Generally speaking, I think a lot of NBA fans, insiders, writers, game players, etc. are still struggling to accept how damn good Hassan Whiteside has been for the Miami Heat over the last two seasons. A part of me is still skeptical and I’m the one advocating for him to have a higher rating in NBA 2K17, in case there was any doubt about how confusing his development has been.
What I can’t really argue against, however, are his numbers. First in the league in blocks per game, first in the league in block percentage, first in the league in defensive rating, third in the league in field goal percentage, third in the league in rebounds per game, and he did this playing less than 30 minutes a night.
But beyond the numbers, the best argument for Whiteside to be on a list like this is the fact that he has a lower rating heading into NBA 2K17 than he did at the tail end of NBA 2K16. I know the brains behind NBA 2K tweak their ratings algorithm every year, but you just can’t have a player rate out worse than he did in the previous season coming off a career-defining year. In a vacuum, 85 overall is fine for Whiteside, but if he was 86 overall in 2K16, something went wrong somewhere.
4) Devin Booker (78)
Outside of Karl-Anthony Towns and possibly Kristaps Porzingis, no other rookie showed more NBA promise than Phoenix Suns guard Devin Booker. Here are a few players rated higher than Booker in NBA 2K17: Rajon Rondo, Wesley Matthews, D’Angelo Russell, Jrue Holiday, Rudy Gay, Tyreke Evans, Bradley Beal, and Marcin Gortat. I like a lot of those players, but how many of them actually had a better season than Devin Booker last year?
3) Kyrie Irving (89)
Before I try and convince you why Kyrie Irving should be rated higher, I should note that I understand why he isn’t.
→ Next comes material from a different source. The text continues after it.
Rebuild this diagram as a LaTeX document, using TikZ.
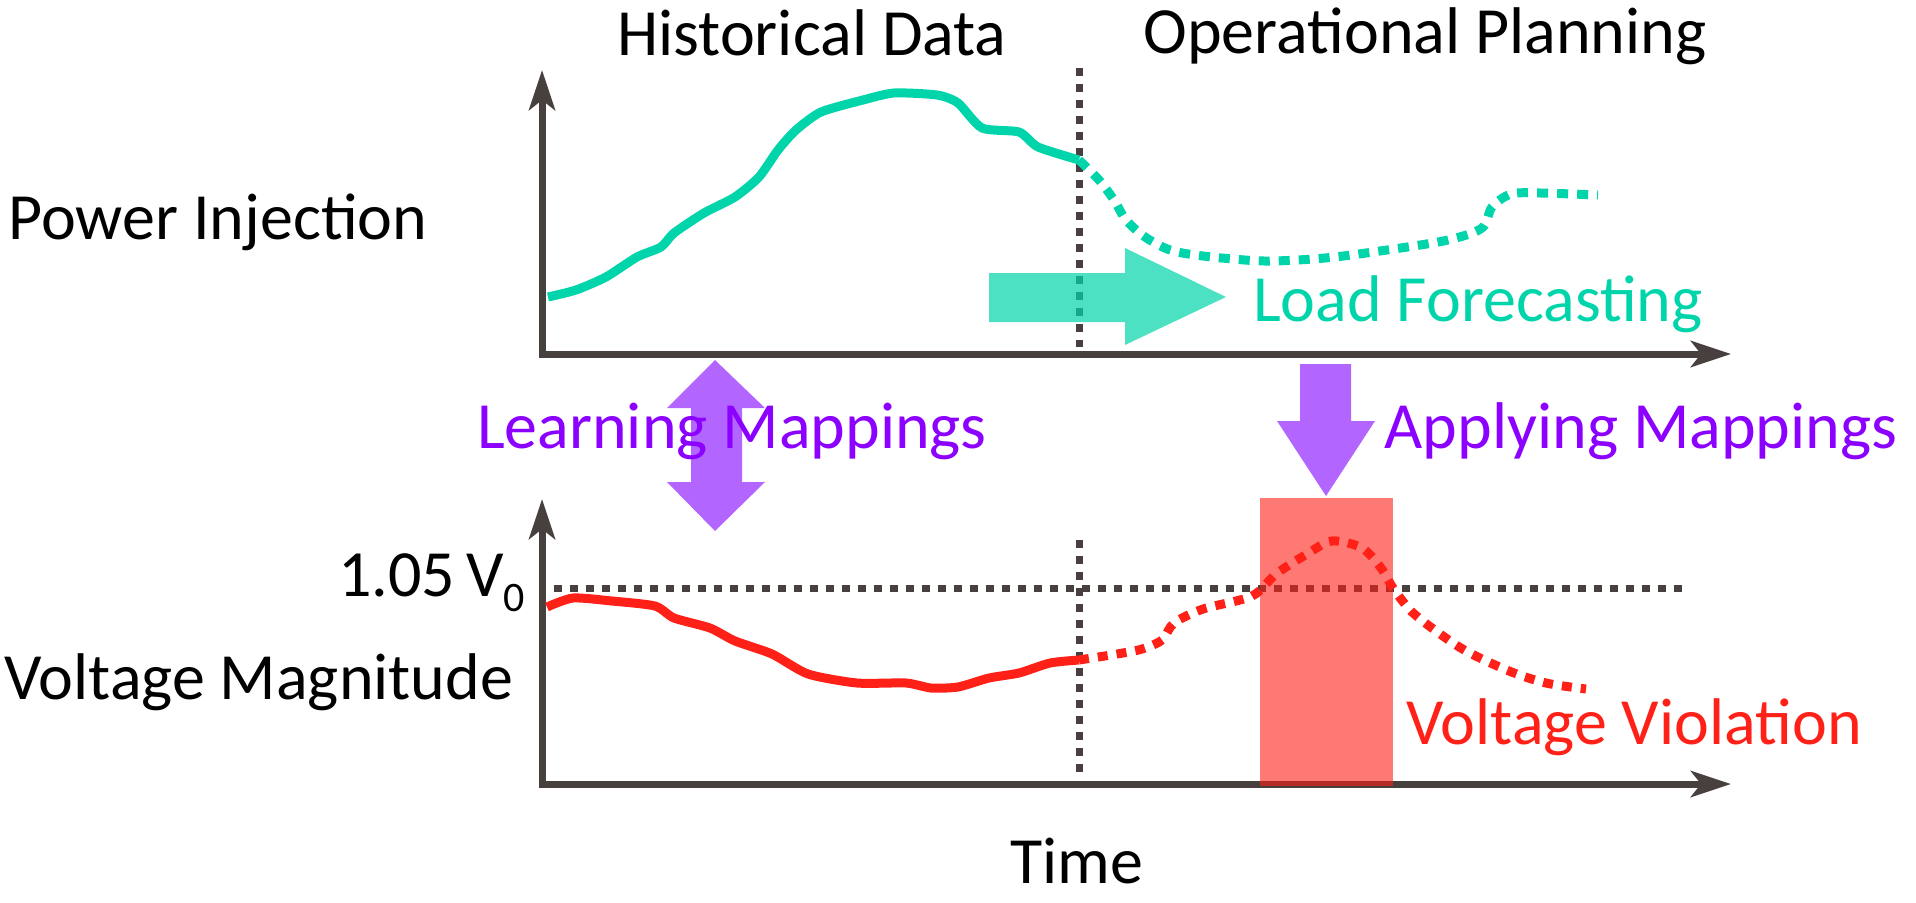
\documentclass[tikz,border=0pt]{standalone}
\usepackage{fontspec}
\setmainfont{Carlito}
\usetikzlibrary{positioning, arrows.meta}
\definecolor{axisgray}{RGB}{72,64,62}
\definecolor{loadgreen}{RGB}{0,212,170}
\definecolor{mapviolet}{RGB}{139,0,255}
\definecolor{arrowviolet}{RGB}{179,102,255}
\definecolor{voltred}{RGB}{255,32,24}

\begin{document}
\begin{tikzpicture}[x=1pt,y=-1pt,
    every node/.style={inner sep=0pt,font=\fontsize{66}{72}\selectfont},
    axis/.style={draw=axisgray,line width=7pt,{Stealth[length=40pt,width=26pt,inset=10pt]}-{Stealth[length=40pt,width=26pt,inset=10pt]}},
    divider/.style={draw=axisgray,line width=7pt,dash pattern=on 8pt off 8pt},
    loadline/.style={draw=loadgreen,line width=9pt,line join=round},
    voltline/.style={draw=voltred,line width=9pt,line join=round},
    forecast/.style={dash pattern=on 11pt off 9pt},
    >=Stealth]
    \useasboundingbox (0,0) rectangle (1916,902);

    % axes of both panels
    \coordinate (topO) at (542,354);
    \coordinate (topY) at (542,70);
    \coordinate (topX) at (1731,354);
    \coordinate (botO) at (542,784);
    \coordinate (botY) at (542,499);
    \coordinate (botX) at (1731,784);
    \coordinate (topcut1) at (1079,68);
    \coordinate (topcut2) at (1079,347);
    \coordinate (botcut1) at (1079,540);
    \coordinate (botcut2) at (1079,776);
    \coordinate (limit1) at (554,588);
    \coordinate (limit2) at (1684,588);

    \draw [divider] (topcut1) -- (topcut2);
    \draw [divider] (botcut1) -- (botcut2);
    \draw [divider] (limit1) -- (limit2);
    \draw [axis] (topY) -- (topO) -- (topX);
    \draw [axis] (botY) -- (botO) -- (botX);

    % power injection
    \draw [loadline] plot[smooth,tension=0.4] coordinates {(548,297) (576,290) (606,277) (637,257) (661,247) (674,233) (704,213) (735,197) (759,177) (778,150) (796,130) (821,112) (863,100) (894,93) (937,95) (958,103) (982,128) (1019,132) (1038,147) (1079,160)};
    \draw [loadline,forecast] plot[smooth,tension=0.5] coordinates {(1079,160) (1099,180) (1114,200) (1126,220) (1145,237) (1170,250) (1203,256) (1264,261) (1325,258) (1387,250) (1448,240) (1482,228) (1492,207) (1511,194) (1540,193) (1598,195)};
    \fill [loadgreen,fill opacity=0.7] (989,273) -- (1125,273) -- (1125,248) -- (1226,297) -- (1125,345) -- (1125,322) -- (989,322) -- cycle;

    % voltage magnitude
    \fill [voltred,fill opacity=0.6] (1260,498) rectangle (1393,786);
    \draw [voltline] plot[smooth,tension=0.4] coordinates {(547,607) (573,598) (612,601) (655,606) (674,618) (710,628) (735,641) (772,654) (808,674) (857,683) (906,683) (931,688) (958,687) (989,678) (1019,673) (1050,663) (1079,660)};
    \draw [voltline,dash pattern=on 10pt off 9pt] plot[smooth,tension=0.5] coordinates {(1079,660) (1117,654) (1142,649) (1162,640) (1174,623) (1203,609) (1252,596) (1276,574) (1307,554) (1332,541) (1362,548) (1381,568) (1393,588) (1411,611) (1436,631) (1466,651) (1509,671) (1546,683) (1586,689)};

    % mappings
    \fill [arrowviolet] (715,360) -- (765,408) -- (742,408) -- (742,482) -- (765,482) -- (715,531) -- (667,482) -- (691,482) -- (691,408) -- (667,408) -- cycle;
    \fill [arrowviolet] (1300,364) -- (1351,364) -- (1351,421) -- (1375,421) -- (1326,496) -- (1277,421) -- (1300,421) -- cycle;

    \node [anchor=base] (historylabel) at (812,55) {Historical Data};
    \node [anchor=base] (planninglabel) at (1425,53) {Operational Planning};
    \node [anchor=base] (powerlabel) at (218,239) {Power Injection};
    \node [anchor=base,text=loadgreen] (forecastlabel) at (1478,321) {Load Forecasting};
    \node [anchor=base,text=mapviolet] (learnlabel) at (732,448) {Learning Mappings};
    \node [anchor=base,text=mapviolet] (applylabel) at (1641,448) {Applying Mappings};
    \node [anchor=base east] (limitlabel) at (525,596) {1.05\,V\raisebox{-15pt}{\fontsize{42}{42}\selectfont 0}};
    \node [anchor=base west] (voltagelabel) at (4,699) {Voltage Magnitude};
    \node [anchor=base,text=voltred] (violationlabel) at (1634,744) {Voltage Violation};
    \node [anchor=base] (timelabel) at (1077,883) {Time};
\end{tikzpicture}
\end{document}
Defense is literally half of a basketball game, Kyrie Irving has a bad reputation as a defender, and I have little doubt that his defensive rating in NBA 2K17 is what is keeping him at 89.
With that being said, plenty of seemingly ‘one dimensional’ players haven’t been as punished for their defensive deficiencies as Kyrie has. James Harden, for example, strikes a similar balance of elite offensive talent with subpar defensive interest, and he still cracked the 90-rating barrier.
Kyrie Irving is just 24 and is already a three-time All-Star, and an NBA Champion coming off one of the most unpredictable NBA Finals comeback in NBA history. He should be at least a 90, and maybe higher.
2) Nicolas Batum (79)
Like C.J. McCollum, Nicolas Batum was a key contributor to an overachieving playoff team, yet couldn’t even crack 80. Believe it or not, Batum’s rating actually went down from NBA 2K16, and considering his stellar 2015-16 season, that doesn’t add up.
Batum is one of the few remaining jack-of-all-trade wing players in the NBA. He averaged 14.9 points, 5.8 assists, and 6.1 rebounds, while shooting 42.6 percent from the field and 34.8 from three in 35 minutes a night has to be worth more than a 79 overall rating. It’s not as if Batum doesn’t play both sides of the ball, either! You’ll occasionally see a player rating come in that looks low because you aren’t factoring in a players’ defensive ability, but that isn’t the case with Batum. At worst, he’s an average NBA defender. But he’s actually one of the better wing defenders in the entire NBA, with excellent size and athleticism for his position. I don’t understand this one.
1) J.J. Redick (78)
I like to refer to J.J. Redick as the NBA’s best role player. While there is some hyperbole mixed in to that statement, he does so many shooting guard things well, and rarely tries to do anything beyond his capabilities.
He’s the best 3-point shooter in the NBA. Yes, you can add caveats in there such as ‘Stephen Curry is better off the dribble, J.J. Redick is better spotting up’ etc. That’s all fine and good, but however way you slice it, it’s hard to really argue when Redick shot the ball at a career-high 47.5 percent clip last season. Just for some context, Redick had a more efficient 3-point shooting season in 2015-16 than Ray Allen, or Reggie Miller, or Stephen Curry has ever had in their respective careers.
I’m not knocking those players, I’m just trying to highlight how special Redick is, and it would be one thing if that were the only NBA skill he possessed, but it isn’t! I’m not going to pretend like he is the best defender in the world, but he is a responsible and gives all of his effort on that end, which is not inconsiderable. He can handle the ball. He can pass. His free throw shooting is elite.
All of that is to say this, his 78 overall rating is just too low, particularly when you consider the fact that he was rated 79 overall in 2K16. He had one of the best three-point shooting seasons in NBA history, and his rating dropped. Interesting.